KİM NASIL ANLIYORSA ANLASIN DOĞRU BİLDİKLERİMİZİ DESTEKLERİZ
Montrö Boğazlar Antlaşması delinmedikçe, söz konusu projenin idare ve idamesinde her türlü risk ve tehlike hesap edilip, bütün ayrıntılar dikkate alınıp Türkiye’nin jeostratejik gücüne güç katıldıktan sonra niye rahatsız olalım ki? Biz CHP’nin falsolarına, defolarına nasıl göz yumalım? Milletin yararına olabilecek bir projeye, hele bir de 15 Temmuz 2016’dan sonra değişen ve dönüşen siyasi şartlar altında neden karşı çıkalım? Kim nasıl anlıyorsa anlasın, biz doğru bildiklerimizi, ülkemizin çıkarına olan teşebbüs ve girişimleri her zaman destekleyeceğiz. Kılıçdaroğlu’na tavsiyem bekamıza fitne kanalı açmakla değil, sağduyulu bir siyasetle hareket etmesidir.

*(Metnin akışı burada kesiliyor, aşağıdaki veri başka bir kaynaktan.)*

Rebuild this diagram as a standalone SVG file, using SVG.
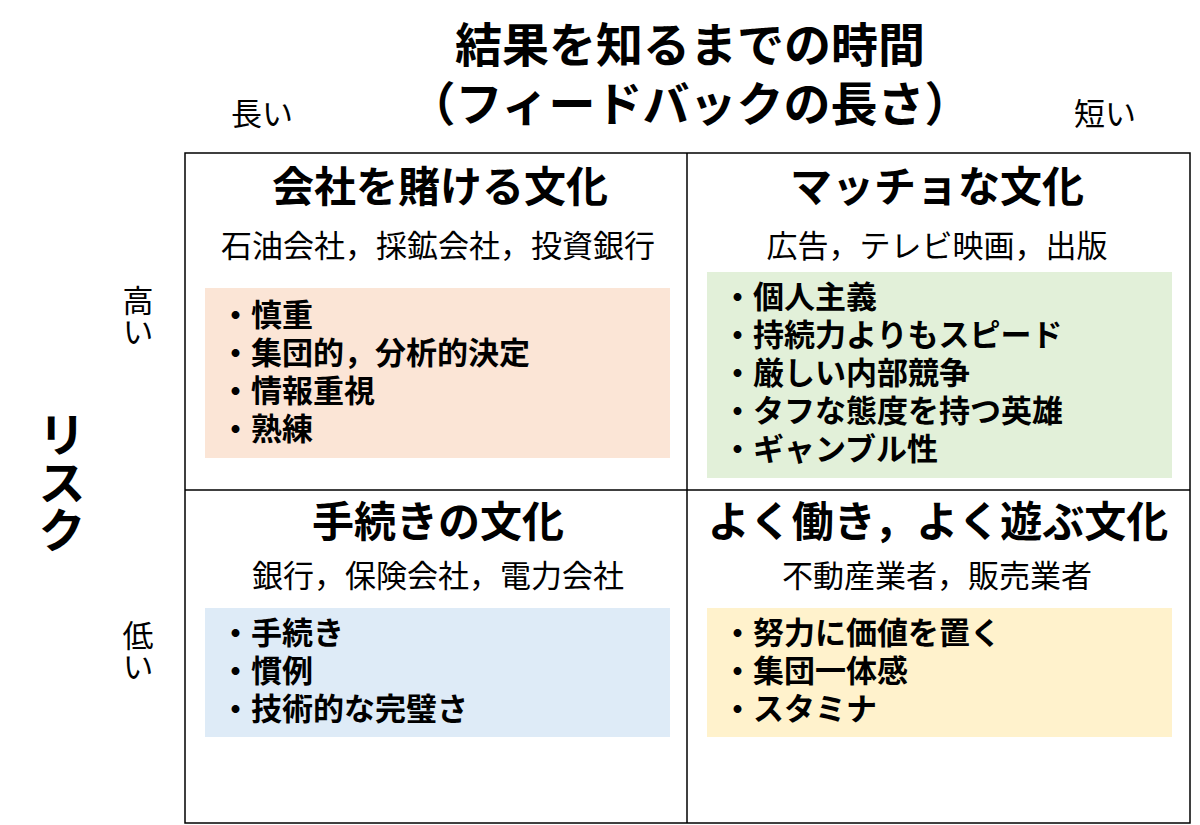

SÖZLEŞMEDEN CAYMAKLA DEĞİL ADAM GİBİ YÖNETİMLE ADINDAN BAHSETTİRSİN
Sosyal medyada ihanet ve melanet servisi yapan CHP’li, FETÖ’cü, PKK’lı ve İP’çi trollere, siyasi iflas yaşayanlara, mensubiyet buhranına kapılanlara diyeceğim son olarak şudur: Bizim tarafımız Türkiye’dir. Bizim takdirimiz Türk milletinin tercih ve beklentileridir. İstanbul’daki depremde sessiz kalan, sel ve su baskınlarında tatile çıkan CHP’li Büyükşehir Belediye Başkanı da imzayı çekmekle, sözleşmeden caymakla değil, adam gibi yönetimle adından bahsettirsin. Projeden ihanet olmaz, ama PKK’yla işbirliği, YPG’ye kucak açmak, HDP’yle ittifak kurmak, yabancı ülkelerde Türkiye’yi şikâyet etmek ihanettir, ucubedir, hatta siyasi irade cinayetidir.